Not only will there be systems of insight in the cloud, but multiple clouds for multiple use cases as well. Lately, there’s been movement to multi-cloud strategies, especially as more applications and innovations open up. “Most companies don’t set out to adopt a multi-cloud strategy,” said Jaspreet Singh, CEO and founder of Druva. “Rather, they choose to work with cloud vendors for specific use cases, and when we take a step back, we see a multi-cloud implementation. In that regard, multi-cloud is not a strategy, it’s an outcome of these decisions.

Bring on the Blockchains

Another technology that is seriously being explored by many enterprises is blockchain—an online global database that stores and manages smart contracts and transactions. Some observers see blockchain as the next great frontier for data management. “Right now, we only hear about blockchain with cryptocurrency and are starting to see emerging companies in the finance and healthcare space discussing the value,” said Avani Desai, executive VP of Schellman and Company.

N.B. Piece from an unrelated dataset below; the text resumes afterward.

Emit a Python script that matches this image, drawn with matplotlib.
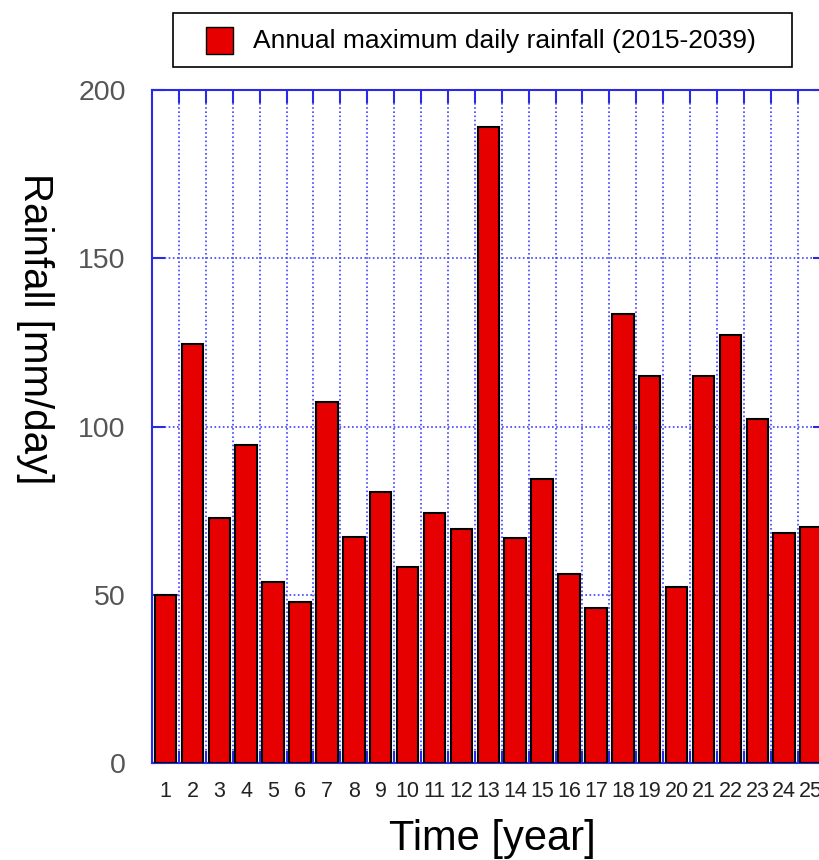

The value may be in blockchain’s distributed nature—data is verified across multiple nodes, and thus protected from tampering. “Blockchain provides you 100% assurance that a transaction was valid,” Desai observed. “It shows me what was done, by whom, when, and maybe even the why. This provides transparency and reconciliation, one of the most difficult aspects of a distributed system.”

Latency Busters

The move toward real-time computing and real-time enterprises is also shaping the database technology landscape this year. At the same time, many of the technologies with which data management teams are working may add more latency into transactions and computing jobs. “While moving to real-time is a trend, it competes directly with the move to microservices, distributed logs, and asynchronous stream processing,” said John Hugg, founding engineer and manager of developer outreach at VoltDB. “All of these things can make our systems more resilient and dynamic, but they often compound latency problems. Things that used to be a single network round trip might become dozens of asynchronous network messages.”